IInterface a = inst as IInterface;
if (a != null) 
{
  // use a, already casted
}

Depending on how you're referencing an object, certain members will be visible. An interface might be implicitly defined or explicitly defined, or might be implemented by a derived class and you're using a base class reference. In other words, it's not always immediately evident all the available members on an object.

So if you want to test for implementation of a certain interface (ISomething) by your object (yourObj), one choice is testing the data type, using reflection.

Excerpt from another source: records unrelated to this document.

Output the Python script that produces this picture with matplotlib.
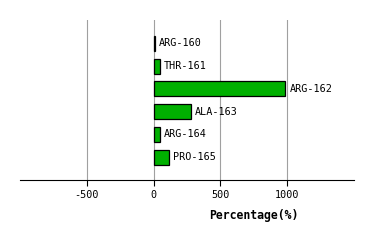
import numpy as np
import matplotlib
matplotlib.use("Agg")
import matplotlib.pyplot as plt

residues = ["ARG-160", "THR-161", "ARG-162", "ALA-163", "ARG-164", "PRO-165"]
percent = [8, 45, 987, 281, 45, 113]
xticks = [-500, 0, 500, 1000]

plt.rcParams["font.family"] = ["DejaVu Sans Mono"]

fig = plt.figure(figsize=(3.74, 2.4), dpi=100)
ax = fig.add_axes([20/374, 60/240, 334/374, 160/240])

y = np.arange(len(residues))
ax.barh(y, percent, height=0.66, color="#00b000", edgecolor="black", linewidth=0.9, zorder=3)

for yi, v, name in zip(y, percent, residues):
    ax.annotate(name, (v, yi), xytext=(3, 0), textcoords="offset points",
                va="center", ha="left", fontsize=7.3, zorder=4)

ax.set_xlim(-1000, 1500)
ax.set_ylim(6.0, -1.03)
ax.set_xticks(xticks)
ax.set_xticklabels([str(t) for t in xticks], fontsize=7.3)
ax.set_yticks([])
ax.tick_params(axis="x", length=4.5, width=0.8, pad=3)
ax.grid(axis="x", color="#a0a0a0", linewidth=0.8, zorder=0)

for s in ["top", "right", "left"]:
    ax.spines[s].set_visible(False)
ax.spines["bottom"].set_linewidth(0.8)

ax.set_xlabel("Percentage(%)", fontsize=8.3, fontweight="bold")
ax.xaxis.set_label_coords(0.70, -0.22)
ax.xaxis.label.set_va("center")

fig.savefig("out.png", dpi=100)
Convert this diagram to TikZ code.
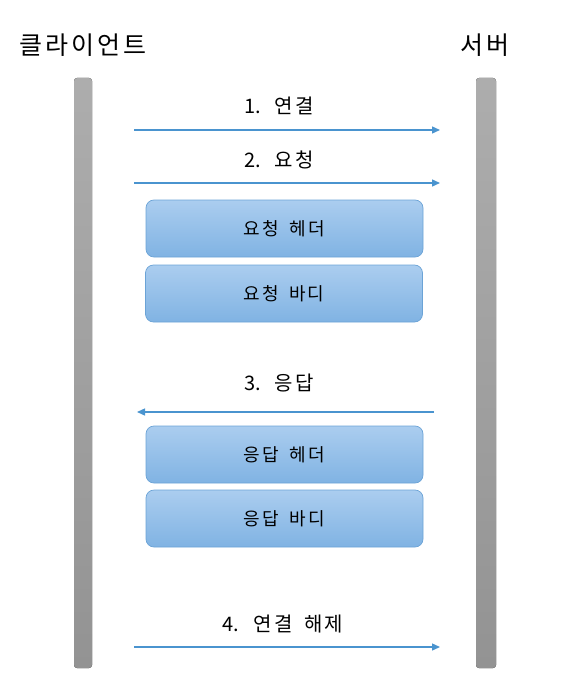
\documentclass[tikz,border=0pt]{standalone}
\usepackage{fontspec}
\setmainfont{Noto Sans CJK KR}[LetterSpace=12,WordSpace=1.7]
\newfontfamily\numfont{Noto Sans CJK KR}
\usetikzlibrary{arrows.meta}
\definecolor{arrowblue}{HTML}{4A94CF}
\definecolor{boxtop}{HTML}{ABCDEF}
\definecolor{boxbot}{HTML}{80B3E3}
\definecolor{boxline}{HTML}{6BA3D6}
\definecolor{bartop}{HTML}{ADADAD}
\definecolor{barbot}{HTML}{939393}
\tikzset{
  lifebar/.style={rounded corners=3pt, top color=bartop, bottom color=barbot, draw=none},
  msgbox/.style={rounded corners=8pt, top color=boxtop, bottom color=boxbot, draw=boxline, line width=0.7pt,
    minimum width=277pt, minimum height=57pt, inner sep=0pt, font=\fontsize{18}{21}\selectfont},
  msg/.style={draw=arrowblue, line width=1.4pt, -{Triangle[length=8pt,width=7pt]}},
  msglabel/.style={font=\fontsize{20}{24}\selectfont, inner sep=0pt},
  title/.style={font=\fontsize{25}{30}\selectfont, inner sep=0pt}
}
\begin{document}
\begin{tikzpicture}[x=1pt,y=-1pt]
\useasboundingbox (0,0) rectangle (572,687);
\fill[lifebar] (74,78) rectangle (92,668);
\fill[lifebar] (476,78) rectangle (496,668);
\node[title] (client) at (83,45) {클라이언트};
\node[title] (server) at (485,45) {서버};
\coordinate (a1s) at (134,130); \coordinate (a1e) at (440,130);
\coordinate (a2s) at (134,183); \coordinate (a2e) at (440,183);
\coordinate (a3s) at (434,412); \coordinate (a3e) at (137,412);
\coordinate (a4s) at (134,647); \coordinate (a4e) at (440,647);
\draw[msg] (a1s) -- (a1e);
\draw[msg] (a2s) -- (a2e);
\draw[msg] (a3s) -- (a3e);
\draw[msg] (a4s) -- (a4e);
\node[msglabel] (l1) at (279,106) {{\numfont 1.} 연결};
\node[msglabel] (l2) at (279,160) {{\numfont 2.} 요청};
\node[msglabel] (l3) at (279,383) {{\numfont 3.} 응답};
\node[msglabel] (l4) at (283,624) {{\numfont 4.} 연결 해제};
\node[msgbox] (b1) at (284.5,228.5) {요청 헤더};
\node[msgbox] (b2) at (284,293.5) {요청 바디};
\node[msgbox] (b3) at (284.5,454.5) {응답 헤더};
\node[msgbox] (b4) at (284.5,518.5) {응답 바디};
\end{tikzpicture}
\end{document}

Based on the result of this test, you can explicitly cast an implementing object into the interface Type and use its members...

if (yourObj is ISomething)
     ((ISomething)yourObj).DoSomething();

This is the same thing done another way (more "wordy" using method calls):

if (typeof(ISomething).IsAssignableFrom(yourObj.GetType()))
    ((ISomething)yourObj).DoSomething();

This sample assumes the ISomething interface is defined as:

public interface ISomething {
    void DoSomething();
    // other members ...
}

In summary, this code says: if the interface ISomething Is-Assignable-From your object of choice, then your object implements that interface and therefore has those public members.

I don't know if you might be looking for something like this. This uses an attribute that you can flag a method with whether or not it is implemented. Next I added an extension method to the interface to allow for checking if ithe method is implemented. Finally, the code will allow you to ask an object if the method is implemented. I don't like this but it might be what you are looking for.

using System;
using System.Collections.Generic;
using System.Linq;
using System.Text;
using System.Reflection;

namespace ConsoleApplication1
{
    public static class Program
    {
        static void Main(string[] args)
        {
            EmployeeA empA = new EmployeeA();

            if (empA.IsImplemented("TestMethod"))
                empA.TestMethod();

            EmployeeB empB = new EmployeeB();
            if (empB.IsImplemented("TestMethod"))
                empB.TestMethod();


            Console.ReadLine();

        }

        public static bool IsImplemented(this IEmp emp, string methodName)
        {
            ImplementedAttribute impAtt;
            MethodInfo info = emp.GetType().GetMethod(methodName);
            impAtt = Attribute.GetCustomAttribute(info, typeof(ImplementedAttribute), false)
                        as ImplementedAttribute;

            return (impAtt == null) ? true : impAtt.Implemented;

        }

    }

    public class EmployeeA : IEmp
    {
        #region IEmp Members

        [Implemented(false)]
        public void  TestMethod()
        {
            Console.WriteLine("Inside of EmployeeA");
        }

        #endregion
    }

    public class EmployeeB : IEmp
    {
        #region IEmp Members

        [Implemented(true)]
        public void TestMethod()
        {
            Console.WriteLine("Inside of EmployeeB");
        }

        #endregion
    }


    public class ImplementedAttribute : Attribute
    {
        public bool Implemented { get; set; }

        public ImplementedAttribute():this(true)
        {
        }

        public ImplementedAttribute(bool implemented)
        {
            Implemented = implemented;
        }
    }

    public interface IEmp
    {
        void TestMethod();
    }

}

EDIT: After original author reworded question, you definitely just want to implement the interface guranteeing the method does exist. I will leave above code for curiosity sake.